◆ EXTRACTED INFORMATION
■ ■ ■ ■

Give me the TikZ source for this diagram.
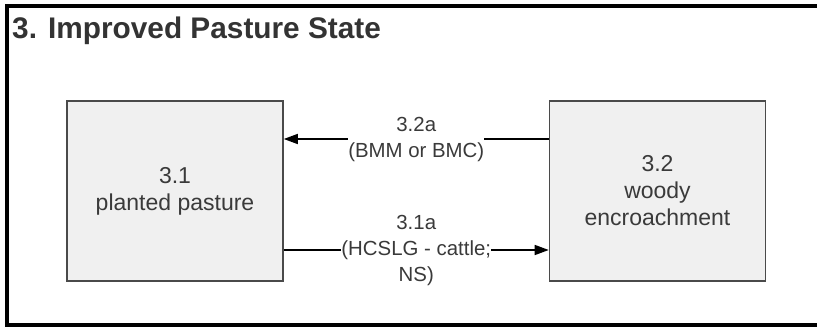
\documentclass[tikz,border=0pt]{standalone}
\usepackage{fontspec}
\setmainfont{Liberation Sans}
\usetikzlibrary{arrows.meta,calc}
\definecolor{boxfill}{HTML}{F0F0F0}
\definecolor{boxline}{HTML}{4A4A4A}
\definecolor{txt}{HTML}{3A3A3A}
\tikzset{
  statebox/.style={draw=boxline, line width=1.6pt, fill=boxfill, minimum width=216pt, minimum height=180pt, inner sep=0pt, text=txt, align=center, font=\fontsize{23}{27}\selectfont},
  translabel/.style={fill=white, inner sep=0pt, text=txt, align=center, font=\fontsize{20.4}{26}\selectfont},
  trans/.style={line width=1.5pt, -{Triangle[length=14pt,width=10pt]}},
  frameline/.style={line width=4pt, black}
}
\begin{document}
\begin{tikzpicture}[x=1pt,y=1pt]
\useasboundingbox (0,0) rectangle (817,-330);
\fill[white] (0,0) rectangle (817,-330);
\draw[frameline] (830,-6) -- (7,-6) -- (7,-325) -- (830,-325);
\node[anchor=base west, inner sep=0pt, text=black!80, font=\fontsize{29.8}{32}\selectfont\bfseries] (title) at (12,-38) {3. Improved Pasture State};
\node[statebox] (s31) at (175,-191) {3.1\\planted pasture};
\node[statebox] (s32) at (657.5,-191) {3.2\\woody\\encroachment};
\coordinate (u1) at ([yshift=52pt]s32.west);
\coordinate (u2) at ([yshift=52pt]s31.east);
\coordinate (l1) at ([yshift=-59pt]s31.east);
\coordinate (l2) at ([yshift=-59pt]s32.west);
\draw[trans] (u1) -- (u2);
\draw[trans] (l1) -- (l2);
\node[translabel] (lab32a) at ($(u1)!0.5!(u2)$) {3.2a\\(BMM or BMC)};
\node[translabel] (lab31a) at ($(l1)!0.5!(l2)$) {3.1a\\(HCSLG - cattle;\\NS)};
\end{tikzpicture}
\end{document}
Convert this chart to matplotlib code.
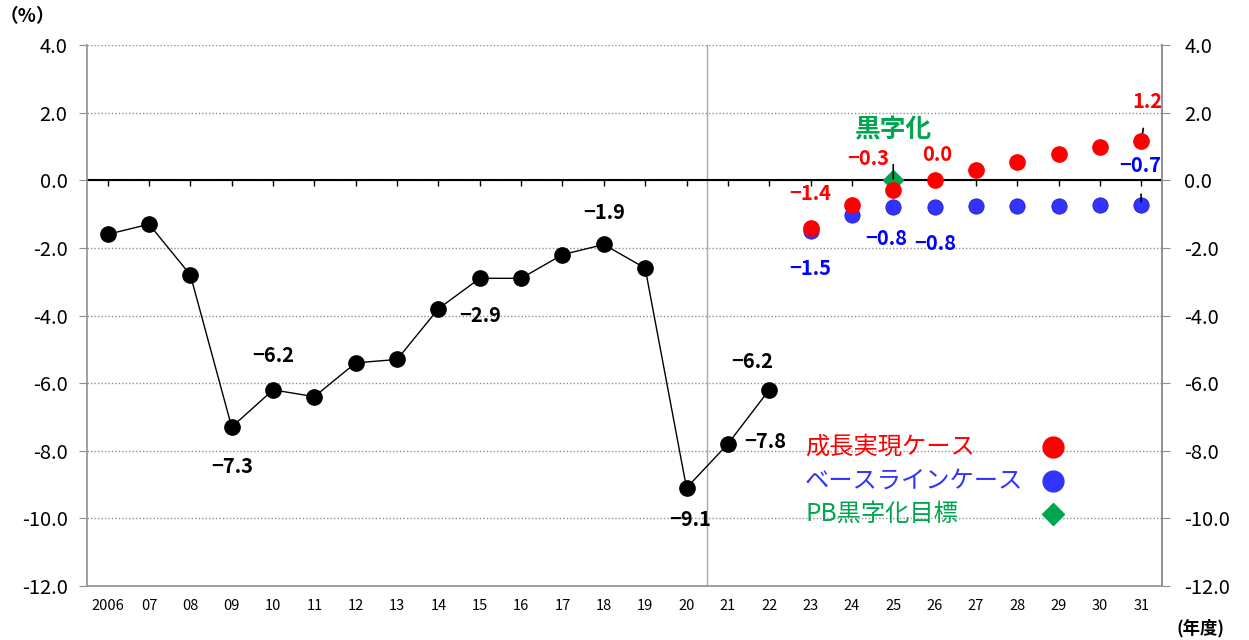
import numpy as np
import matplotlib
matplotlib.use('Agg')
import matplotlib.pyplot as plt

plt.rcParams['font.family'] = ['Noto Sans CJK JP', 'DejaVu Sans']

# 年度ラベル
years = ['2006', '07', '08', '09', '10', '11', '12', '13', '14', '15', '16', '17', '18',
         '19', '20', '21', '22', '23', '24', '25', '26', '27', '28', '29', '30', '31']

# 実績 (2006〜22)
actual = [-1.6, -1.3, -2.8, -7.3, -6.2, -6.4, -5.4, -5.3, -3.8, -2.9, -2.9, -2.2, -1.9,
          -2.6, -9.1, -7.8, -6.2]

# 試算 (23〜31)
growth = [-1.4, -0.74, -0.3, 0.02, 0.3, 0.53, 0.77, 0.98, 1.15]
baseline = [-1.5, -1.03, -0.8, -0.8, -0.77, -0.76, -0.75, -0.73, -0.72]
pb_target_year = '25'
pb_target = 0.0

legend_labels = ['成長実現ケース', 'ベースラインケース', 'PB黒字化目標']

RED = '#FF0000'
BLUE = '#0000FF'
BLUE_M = '#3333FF'
GREEN = '#00A64F'
GRAY = '#909090'


def lab(v):
    return f'{v:.1f}'.replace('-', '−')


fig = plt.figure(figsize=(12.49, 6.40), dpi=100)
ax = fig.add_axes([87 / 1249, 54 / 640, 1075 / 1249, 541 / 640])

x = np.arange(len(years))
xa = x[:len(actual)]
xf = x[len(actual):]

ax.set_xlim(-0.5, len(years) - 0.5)
ax.set_ylim(-12, 4)

# 目盛と補助線
yt = np.arange(-12, 4.1, 2)
ax.set_yticks(yt)
ax.set_yticklabels([f'{v:.1f}' for v in yt])
ax.yaxis.grid(True, linestyle=(0, (1, 1.5)), color=GRAY, linewidth=1)
ax.set_axisbelow(True)
ax.axhline(0, color='black', linewidth=1.5, zorder=2)
ax.plot(x, np.zeros(len(x)), linestyle='none', marker=3, markersize=4,
        color='black', markeredgewidth=1, zorder=2)
# 実績と試算の境目 (20年度と21年度の間)
ax.axvline(years.index('21') - 0.5, color='#A8A8A8', linewidth=1, zorder=1)

ax.spines['top'].set_visible(False)
for s in ['left', 'right', 'bottom']:
    ax.spines[s].set_color(GRAY)
    ax.spines[s].set_linewidth(1.2)

ax.set_xticks(x)
ax.set_xticklabels(years, fontsize=10.5)
ax.tick_params(axis='x', length=0, pad=9)
ax.tick_params(axis='y', labelsize=14.5, length=6, color=GRAY, direction='out', pad=8)

ax2 = ax.twinx()
ax2.set_ylim(-12, 4)
ax2.set_yticks(yt)
ax2.set_yticklabels([f'{v:.1f}' for v in yt])
ax2.tick_params(axis='y', labelsize=14.5, length=6, color=GRAY, direction='out', pad=10)
for s in ['top', 'left', 'bottom']:
    ax2.spines[s].set_visible(False)
ax2.spines['right'].set_color(GRAY)
ax2.spines['right'].set_linewidth(1.2)

# 系列
ax.plot(xa, actual, color='black', linewidth=1, marker='o', markersize=11, zorder=3)
ax.plot(xf, baseline, linestyle='none', marker='o', markersize=11, color=BLUE_M,
        markeredgecolor='#2020C0', markeredgewidth=0.6, zorder=3)
ax.plot(xf, growth, linestyle='none', marker='o', markersize=11, color=RED, zorder=4)
ax.plot([years.index(pb_target_year)], [pb_target], linestyle='none', marker='D',
        markersize=10, color=GREEN, zorder=3)

kw = dict(textcoords='offset pixels', ha='center', va='center', fontsize=14.5,
          fontweight='bold')

# 実績ラベル (年, dx, dy)
act_lab = [('09', 0, -39), ('10', 0, 34), ('15', 0, -37), ('18', 0, 32),
           ('20', 4, -32), ('21', 37, 2), ('22', -17, 28)]
for yr, dx, dy in act_lab:
    i = years.index(yr)
    ax.annotate(lab(actual[i]), (i, actual[i]), xytext=(dx, dy), color='black', **kw)

n0 = len(actual)
red_lab = [('23', 0, 34), ('25', -25, 32), ('26', 3, 25)]
for yr, dx, dy in red_lab:
    i = years.index(yr)
    ax.annotate(lab(growth[i - n0]), (i, growth[i - n0]), xytext=(dx, dy), color=RED, **kw)
blue_lab = [('23', 0, -38), ('25', -7, -31), ('26', 1, -36)]
for yr, dx, dy in blue_lab:
    i = years.index(yr)
    ax.annotate(lab(baseline[i - n0]), (i, baseline[i - n0]), xytext=(dx, dy), color=BLUE, **kw)

# 引き出し線つきラベル
i31 = years.index('31')
ax.annotate(lab(1.2), (i31, growth[-1]), xytext=(6, 40), color=RED,
            arrowprops=dict(arrowstyle='-', color='black', lw=1.2, shrinkA=10, shrinkB=1), **kw)
ax.annotate(lab(-0.7), (i31, baseline[-1]), xytext=(-1, 39), color=BLUE,
            arrowprops=dict(arrowstyle='-', color='black', lw=1.2, shrinkA=11, shrinkB=2), **kw)
ix = years.index(pb_target_year)
ax.annotate('黒字化', (ix, pb_target), xytext=(0, 50), color=GREEN,
            textcoords='offset pixels', ha='center', va='center', fontsize=18.5,
            fontweight='bold',
            arrowprops=dict(arrowstyle='-', color='black', lw=1.2, shrinkA=13, shrinkB=1))

# 凡例 (文字は左, 記号は右)
leg_colors = [RED, BLUE_M, GREEN]
leg_markers = ['o', 'o', 'D']
leg_sizes = [15, 15, 11.5]
for k, (t, c, m, ms) in enumerate(zip(legend_labels, leg_colors, leg_markers, leg_sizes)):
    yy = (586 - 447 - 33.5 * k) / 541
    ax.text(718 / 1075, yy, t, transform=ax.transAxes, color=c, fontsize=17.5,
            ha='left', va='center')
    ax.plot([966 / 1075], [yy], transform=ax.transAxes, marker=m, markersize=ms,
            color=c, linestyle='none', clip_on=False, zorder=5)

fig.text(0 / 1249, 1 - 17 / 640, '（%）', fontsize=13.5, fontweight='bold', va='center')
fig.text(1177 / 1249, 1 - 628 / 640, '(年度)', fontsize=12.5, fontweight='bold', va='center')

fig.savefig('out.png', dpi=100)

■ ■ ■ ■

◆ BRIEF
Take out nothing but the lines from the one containing "Convert this chart to matplotlib code." to the one containing "GRAY = '#909090'", inclusive, retyped exactly. Drop the pictures.

◆ THE REPLY
Convert this chart to matplotlib code.
import numpy as np
import matplotlib
matplotlib.use('Agg')
import matplotlib.pyplot as plt

plt.rcParams['font.family'] = ['Noto Sans CJK JP', 'DejaVu Sans']

# 年度ラベル
years = ['2006', '07', '08', '09', '10', '11', '12', '13', '14', '15', '16', '17', '18',
         '19', '20', '21', '22', '23', '24', '25', '26', '27', '28', '29', '30', '31']

# 実績 (2006〜22)
actual = [-1.6, -1.3, -2.8, -7.3, -6.2, -6.4, -5.4, -5.3, -3.8, -2.9, -2.9, -2.2, -1.9,
          -2.6, -9.1, -7.8, -6.2]

# 試算 (23〜31)
growth = [-1.4, -0.74, -0.3, 0.02, 0.3, 0.53, 0.77, 0.98, 1.15]
baseline = [-1.5, -1.03, -0.8, -0.8, -0.77, -0.76, -0.75, -0.73, -0.72]
pb_target_year = '25'
pb_target = 0.0

legend_labels = ['成長実現ケース', 'ベースラインケース', 'PB黒字化目標']

RED = '#FF0000'
BLUE = '#0000FF'
BLUE_M = '#3333FF'
GREEN = '#00A64F'
GRAY = '#909090'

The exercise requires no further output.